Professor Tim Lang, Centre for Food Policy at City University London says it’s widely recognised that regular contact with plants, animals and the natural environment can improve our physical health and mental wellbeing. When we grow food and flowers, we’re engaging with the natural world at a pace that provides a welcome antidote to the stresses of modern life.
Soil has been found to have similar effects on the brain as antidepressants to lift mood. A study by the University of Bristol and colleagues at University College London looked at how mice exposed to ‘friendly’ bacteria normally found in soil, altered their behaviour in a similar way to that produced by an antidepressant. Dr Chris Lowry, lead author on the paper, said:
“These studies help us understand how the body communicates with the brain and why a healthy immune system is important for maintaining mental health. They also leave us wondering if we shouldn’t all be spending more time playing in the dirt.”
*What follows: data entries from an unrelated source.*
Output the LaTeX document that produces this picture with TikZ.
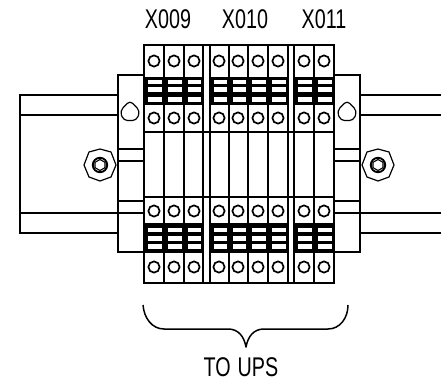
\documentclass[tikz,border=0pt]{standalone}
\usepackage{fontspec}
\setmainfont{Liberation Sans}
\tikzset{
  ln/.style={line width=1.7pt,black,line cap=butt,line join=miter},
  thin ln/.style={line width=1.2pt,black,line join=round},
  lbl/.style={inner sep=0pt,font=\fontsize{23.5}{24}\selectfont,transform shape,xscale=0.84,yscale=1.15}
}
\newcommand{\bolt}[2]{%
  \begin{scope}[shift={(#1,#2)}]
    \draw[thin ln] (0,-16) -- (11,-13) -- (16,0) -- (11,12) -- (0,16) -- (-11,12) -- (-16,0) -- (-11,-13) -- cycle;
    \draw[line width=1.9pt] (0,0) circle (7.2);
    \draw[line width=1.1pt] (0,-5.5) -- (5,-2.7) -- (5,2.7) -- (0,5.5) -- (-5,2.7) -- (-5,-2.7) -- cycle;
  \end{scope}}
\newcommand{\hole}[2]{%
  \draw[thin ln,rounded corners=4pt] (#1,#2-11.5) -- (#1+10,#2-1) -- (#1+6.5,#2+8.5) -- (#1-6.5,#2+8.5) -- (#1-10,#2-1) -- cycle;}
\begin{document}
\begin{tikzpicture}[x=1pt,y=-1pt]
\useasboundingbox (0,0) rectangle (441,382);
\fill[white] (0,0) rectangle (441,382);
% rails
\draw[ln] (118,95) -- (20,95) -- (20,233) -- (118,233);
\draw[ln] (20,115) -- (118,115);
\draw[ln] (20,213) -- (144,213);
\draw[ln] (360,95) -- (441,95);
\draw[ln] (360,115) -- (441,115);
\draw[ln] (334,213) -- (441,213);
\draw[ln] (360,233) -- (441,233);
% side brackets
\draw[ln] (144,75) -- (118,75) -- (118,252) -- (144,252);
\draw[ln] (334,75) -- (360,75) -- (360,252) -- (334,252);
\draw[ln] (118,149) -- (144,149);
\draw[ln] (118,161) -- (144,161);
\draw[ln] (118,201) -- (144,201);
\draw[ln] (334,149) -- (360,149);
\draw[ln] (334,161) -- (360,161);
\draw[ln] (334,201) -- (360,201);
\hole{130}{112}
\hole{347}{112}
\bolt{100}{165}
\bolt{378}{165}
% bands
\foreach \a/\b in {144/164,164/184,184/203,210/229,229/248,248/268,268/288,294/314,314/334}{
  \fill[black] (\a,77.5) rectangle (\b,105.5);
  \fill[white] (\a+3.5,80) rectangle (\b-2.5,84);
  \fill[white] (\a+3.5,87) rectangle (\b-2.5,92);
  \fill[white] (\a+3.5,97) rectangle (\b-2.5,102);
  \fill[black] (\a,223) rectangle (\b,252.5);
  \fill[white] (\a+3.5,227.5) rectangle (\b-2.5,232);
  \fill[white] (\a+3.5,236) rectangle (\b-2.5,240.5);
  \fill[white] (\a+3.5,244) rectangle (\b-2.5,249);
}
% terminal outlines
\draw[ln] (144,45) rectangle (334,283);
\foreach \x in {164,184,203,210,229,248,268,288,294,314}{
  \draw[ln] (\x,45) -- (\x,283);
}
\foreach \y in {132,197}{
  \draw[ln] (144,\y) -- (334,\y);
}
% terminal screws
\foreach \x in {154,174,194,219,238,258,278,304,324}{
  \foreach \y in {61,118,211,267}{
    \draw[ln] (\x,\y) circle (5.6);
  }
}
% labels
\node[lbl] (t1) at (168,19.5) {X009};
\node[lbl] (t2) at (245,19.5) {X010};
\node[lbl] (t3) at (324,19.5) {X011};
\node[lbl] (t4) at (241,367) {TO\hspace{0.35em}UPS};
% brace
\draw[line width=1.5pt,line join=round] (143,305)
  .. controls (144,318) and (152,329) .. (164,329)
  -- (228,329)
  .. controls (238,329) and (244,336) .. (246,347)
  .. controls (248,336) and (254,329) .. (264,329)
  -- (328,329)
  .. controls (340,329) and (348,318) .. (348,305);
\end{tikzpicture}
\end{document}
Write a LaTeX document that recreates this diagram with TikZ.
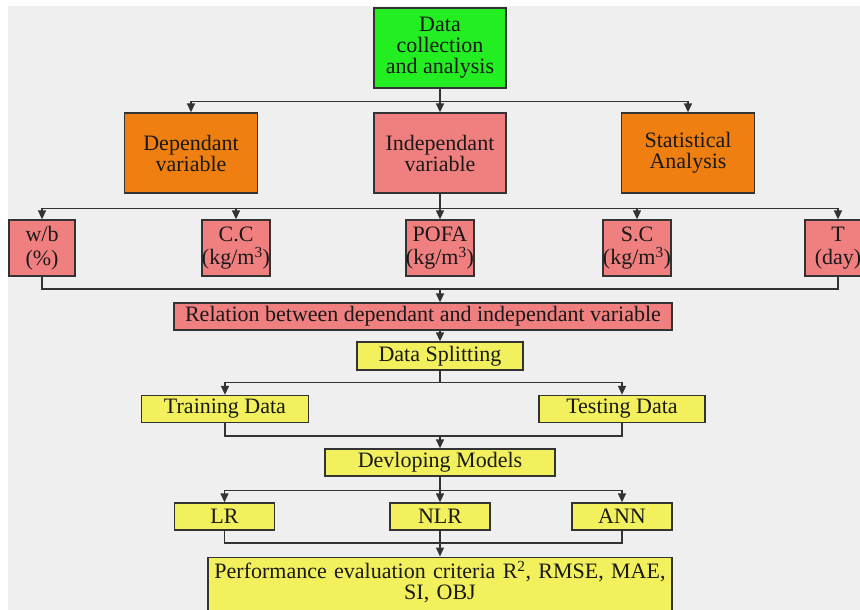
\documentclass[tikz,border=0pt]{standalone}
\usepackage{fontspec}
\setmainfont{Liberation Serif}
\usetikzlibrary{arrows.meta}

\definecolor{boxgreen}{HTML}{22EE22}
\definecolor{boxorange}{HTML}{EE7F10}
\definecolor{boxpink}{HTML}{F08080}
\definecolor{boxyellow}{HTML}{F2F05C}
\definecolor{bggray}{HTML}{EFEFEF}

\begin{document}
\begin{tikzpicture}[x=1pt,y=-1pt,
	box/.style={draw=black!80, line width=1.3pt, inner sep=0pt, align=center, text=black!90, font=\fontsize{22}{21}\selectfont},
	unit/.style={box, fill=boxpink, minimum width=66, minimum height=56, font=\fontsize{22}{23.5}\selectfont},
	link/.style={draw=black!80, line width=1.4pt},
	arr/.style={link, -{Triangle[width=8pt,length=9pt]}}]
		
		\useasboundingbox (0,0) rectangle (860,610);
		\clip (0,0) rectangle (860,610);
		\fill[white] (0,0) rectangle (860,610);
		\fill[bggray] (8,6) rectangle (860,610);
		
		% top levels
		\node[box, fill=boxgreen, minimum width=132, minimum height=80] (data) at (440,48) {Data\\collection\\and analysis};
		\node[box, fill=boxorange, minimum width=133, minimum height=80] (dep) at (191,153) {Dependant\\variable};
		\node[box, fill=boxpink, minimum width=132, minimum height=80] (indep) at (440,153) {Independant\\variable};
		\node[box, fill=boxorange, minimum width=133, minimum height=80] (stat) at (688,153) {Statistical\\Analysis};
		
		% variables
		\node[unit] (wb) at (42,248) {w/b\\(\%)};
		\node[unit] (cc) at (236,248) {C.C\\(kg/m\textsuperscript{3})};
		\node[unit] (pofa) at (440,248) {POFA\\(kg/m\textsuperscript{3})};
		\node[unit] (sc) at (637,248) {S.C\\(kg/m\textsuperscript{3})};
		\node[unit] (T) at (838,248) {T\\(day)};
		
		% lower chain
		\node[box, fill=boxpink, minimum width=498, minimum height=27] (rel) at (423,316.5) {Relation between dependant and independant variable};
		\node[box, fill=boxyellow, minimum width=166, minimum height=28] (split) at (440,356) {Data Splitting};
		\node[box, fill=boxyellow, minimum width=167, minimum height=27] (train) at (225,409) {Training Data};
		\node[box, fill=boxyellow, minimum width=166, minimum height=27] (test) at (622,409) {Testing Data};
		\node[box, fill=boxyellow, minimum width=230, minimum height=27] (dev) at (440,462.5) {Devloping Models};
		\node[box, fill=boxyellow, minimum width=100, minimum height=27] (lr) at (224.5,516.5) {LR};
		\node[box, fill=boxyellow, minimum width=100, minimum height=27] (nlr) at (440,516.5) {NLR};
		\node[box, fill=boxyellow, minimum width=100, minimum height=27] (ann) at (622,516.5) {ANN};
		\node[box, fill=boxyellow, text width=464, inner ysep=4pt, anchor=north] (perf) at (440,556.5) {Performance evaluation criteria R\textsuperscript{2}, RMSE, MAE,\\SI, OBJ\\\strut};
		
		\coordinate (relin) at (440,289);
		\coordinate (devin) at (440,436);
		\coordinate (perfin) at (440,543);
		
		\draw[arr] (data.south) -- ++(0,13) -| (dep.north);
		\draw[arr] (data.south) -- (indep.north);
		\draw[arr] (data.south) -- ++(0,13) -| (stat.north);
		
		\draw[arr] (indep.south) -- ++(0,15) -| (wb.north);
		\draw[arr] (indep.south) -- ++(0,15) -| (cc.north);
		\draw[arr] (indep.south) -- (pofa.north);
		\draw[arr] (indep.south) -- ++(0,15) -| (sc.north);
		\draw[arr] (indep.south) -- ++(0,15) -| (T.north);
		
		\draw[link] (wb.south) |- (relin);
		\draw[link] (T.south) |- (relin);
		\draw[arr] (relin) -- (relin |- rel.north);
		\draw[arr] (split.north |- rel.south) -- (split.north);
		
		\draw[arr] (split.south) -- ++(0,12) -| (train.north);
		\draw[arr] (split.south) -- ++(0,12) -| (test.north);
		\draw[link] (train.south) |- (devin);
		\draw[link] (test.south) |- (devin);
		\draw[arr] (devin) -- (dev.north);
		
		\draw[arr] (dev.south) -- ++(0,14) -| (lr.north);
		\draw[arr] (dev.south) -- (nlr.north);
		\draw[arr] (dev.south) -- ++(0,14) -| (ann.north);
		\draw[link] (lr.south) |- (perfin);
		\draw[link] (ann.south) |- (perfin);
		\draw[arr] (nlr.south) -- (perf.north);
		
	\end{tikzpicture}
\end{document}
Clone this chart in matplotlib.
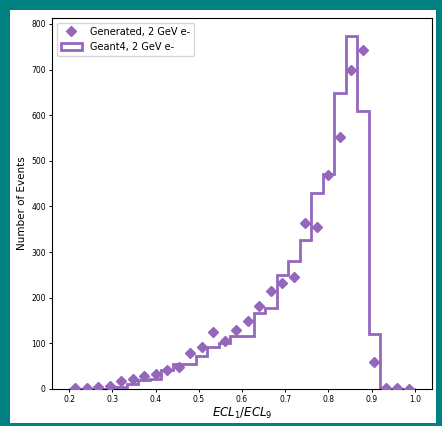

When the team looked closely at the brains of mice, they found treatment with the bacteria Mycobacterium vaccae activated a group of neurons that produce the brain chemical serotonin, which regulates mood. Gardeners inhale the bacteria and have physical contact with it. The natural effects of the soil bacteria can be felt for up to three weeks, if the experiments with rats are any indication. Mycobacterium antidepressant microbes in soil are also being investigated for improving cognitive function, Crohn’s disease and even rheumatoid arthritis.
So, get digging and feel better. It’s like coming home for us because we have forgotten that we are part soil after all and so getting back to our proverbial ‘roots’ so to say might be better than popping that pill.
The Ignite team will keep bringing you new ideas on how to reconnect with Mother Nature right in your own yard.